Note: I want to limit to 1 request every 3 seconds.

  1. The first rule matches the request header user agent against "facebookexternalhit". If the match was succesful, it creates the ratelimit_facebookexternalhit property in the global collection with the initial value of 1 (it will increment this value with every hit matching the user agent). Then, it sets the expiration time of this var in 3 seconds. If we receive a new hit matching "facebookexternalhit" it will sum 1 to ratelimit_facebookexternalhit. If we don't receive hits matching "facebookexternalhit" after 3 seconds, ratelimit_facebookexternalhit will be gone and this process will be restarted.
  2. If global.ratelimit_clients > 1 (we received 2 or more hits within 3 seconds) AND user agent matches "facebookexternalhit" (this AND condition is important because otherwise all requests will be denied if a match is produced), we set RATELIMITED=1, stop the action with a 429 http error, and log a custom message in Apache error log: "RATELIMITED BOT".
  3. RATELIMITED=1 is set just to add the custom header "Retry-After: 3". In this case, this var is interpreted by Facebook's crawler (facebookexternalhit) and will retry operation in the specified time.
  4. We map a custom return message (in case we want) for the 429 error.

You could improve this rule by adding @pmf and a .data file, then initializing global collection like initcol:global=%{MATCHED_VAR}, so you are not limited just to a single match by rule.

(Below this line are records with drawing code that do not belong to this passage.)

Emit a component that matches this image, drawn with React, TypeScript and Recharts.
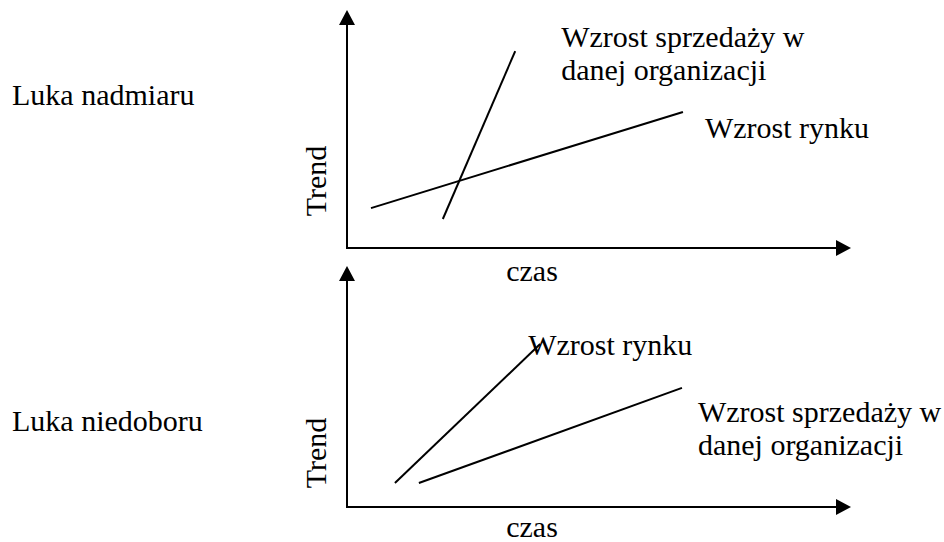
import React from 'react';
import { LineChart, Line, XAxis, YAxis, Label, LabelList } from 'recharts';

// Luka nadmiaru: sales grow faster than the market
const surplusSales = [
  { x: 19.6, y: 13.0 },
  { x: 34.4, y: 88.3, label: ['Wzrost sprzedaży w', 'danej organizacji'] },
];
const surplusMarket = [
  { x: 4.9, y: 17.9 },
  { x: 68.7, y: 61.0, label: ['Wzrost rynku'] },
];

// Luka niedoboru: market grows faster than sales
const shortageMarket = [
  { x: 9.8, y: 10.6 },
  { x: 39.5, y: 72.1, label: ['Wzrost rynku'] },
];
const shortageSales = [
  { x: 14.7, y: 10.6 },
  { x: 68.5, y: 52.7, label: ['Wzrost sprzedaży w', 'danej organizacji'] },
];

const FONT = "'Liberation Serif', 'Times New Roman', serif";
const FONT_SIZE = 30;
const LINE_GAP = 33;

const axisLine = {
  stroke: '#000',
  strokeWidth: 2,
  strokeLinecap: 'square' as const,
};

const endLabel = (dx: number, dy: number) => (props: any) => {
  const { x, y, value } = props;
  if (!value || !Array.isArray(value)) return null;
  return (
    <text x={x + dx} y={y + dy} fontFamily={FONT} fontSize={FONT_SIZE} fill="#000">
      {value.map((line: string, i: number) => (
        <tspan key={i} x={x + dx} dy={i === 0 ? 0 : LINE_GAP}>
          {line}
        </tspan>
      ))}
    </text>
  );
};

interface PanelProps {
  top: number;
  height: number;
  marginTop: number;
  marginBottom: number;
  title: string;
  titleY: number;
  czasDy: number;
  trendDy: number;
  series: { data: any[]; dx: number; dy: number }[];
}

function Panel({ top, height, marginTop, marginBottom, title, titleY, czasDy, trendDy, series }: PanelProps) {
  return (
    <div style={{ position: 'absolute', left: 0, top }}>
      <LineChart
        width={944}
        height={height}
        margin={{ top: marginTop, right: 108, bottom: marginBottom - 1, left: 346 }}
      >
        <XAxis
          type="number"
          dataKey="x"
          domain={[0, 100]}
          height={1}
          tick={false}
          tickLine={false}
          axisLine={{ ...axisLine, markerEnd: 'url(#arrowhead)' }}
        >
          <Label
            content={({ viewBox }: any) => (
              <text
                x={viewBox.x + 185}
                y={viewBox.y + czasDy}
                textAnchor="middle"
                fontFamily={FONT}
                fontSize={FONT_SIZE}
                fill="#000"
              >
                czas
              </text>
            )}
          />
        </XAxis>
        <YAxis
          type="number"
          domain={[0, 100]}
          width={1}
          tick={false}
          tickLine={false}
          axisLine={{ ...axisLine, markerStart: 'url(#arrowhead)' }}
        >
          <Label
            content={({ viewBox }: any) => {
              const tx = viewBox.x + viewBox.width - 21;
              const ty = viewBox.y + trendDy;
              return (
                <g>
                  <text
                    x={tx}
                    y={ty}
                    transform={`rotate(-90 ${tx} ${ty})`}
                    textAnchor="middle"
                    fontFamily={FONT}
                    fontSize={FONT_SIZE}
                    fill="#000"
                  >
                    Trend
                  </text>
                  <text x={12} y={titleY} fontFamily={FONT} fontSize={FONT_SIZE} fill="#000">
                    {title}
                  </text>
                </g>
              );
            }}
          />
        </YAxis>
        {series.map((s, i) => (
          <Line
            key={i}
            data={s.data}
            dataKey="y"
            type="linear"
            stroke="#000"
            strokeWidth={2}
            dot={false}
            activeDot={false}
            isAnimationActive={false}
          >
            <LabelList dataKey="label" content={endLabel(s.dx, s.dy)} />
          </Line>
        ))}
      </LineChart>
    </div>
  );
}

export default function App() {
  return (
    <div style={{ position: 'absolute', left: 0, top: 0, width: 944, height: 542, background: '#fff' }}>
      <svg width={0} height={0} style={{ position: 'absolute' }}>
        <defs>
          <marker
            id="arrowhead"
            viewBox="0 0 15 16"
            refX={0}
            refY={8}
            markerWidth={15}
            markerHeight={16}
            markerUnits="userSpaceOnUse"
            orient="auto-start-reverse"
          >
            <path d="M0,0 L15,8 L0,16 z" fill="#000" />
          </marker>
        </defs>
      </svg>
      <Panel
        top={0}
        height={295}
        marginTop={25}
        marginBottom={47}
        title="Luka nadmiaru"
        titleY={105}
        czasDy={33}
        trendDy={156}
        series={[
          { data: surplusSales, dx: 46, dy: -4 },
          { data: surplusMarket, dx: 22, dy: 26 },
        ]}
      />
      <Panel
        top={255}
        height={287}
        marginTop={26}
        marginBottom={35}
        title="Luka niedoboru"
        titleY={176}
        czasDy={30}
        trendDy={172}
        series={[
          { data: shortageMarket, dx: -12, dy: 11 },
          { data: shortageSales, dx: 16, dy: 34 },
        ]}
      />
    </div>
  );
}
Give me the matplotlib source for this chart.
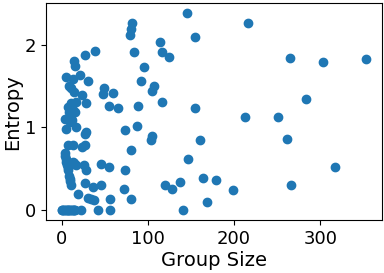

I didn't test this last step (this is what I needed right now). I'll update my answer in case I do.

UPDATE:

I've adapted the rule to be able to have a file with all user agents I want to rate limit, so a single rule can be used across multiple bots/crawlers:

# Limit client hits by user agent
SecRule REQUEST_HEADERS:User-Agent "@pmf data/ratelimit-clients.data" \
    "id:100008,phase:2,nolog,pass,setuid:%{tx.ua_hash},setvar:user.ratelimit_client=+1,expirevar:user.ratelimit_client=3"

SecRule USER:RATELIMIT_CLIENT "@gt 1" \
    "chain,id:1000009,phase:2,deny,status:429,setenv:RATELIMITED,log,msg:'RATELIMITED BOT'"                                                                                     
    SecRule REQUEST_HEADERS:User-Agent "@pmf data/ratelimit-clients.data"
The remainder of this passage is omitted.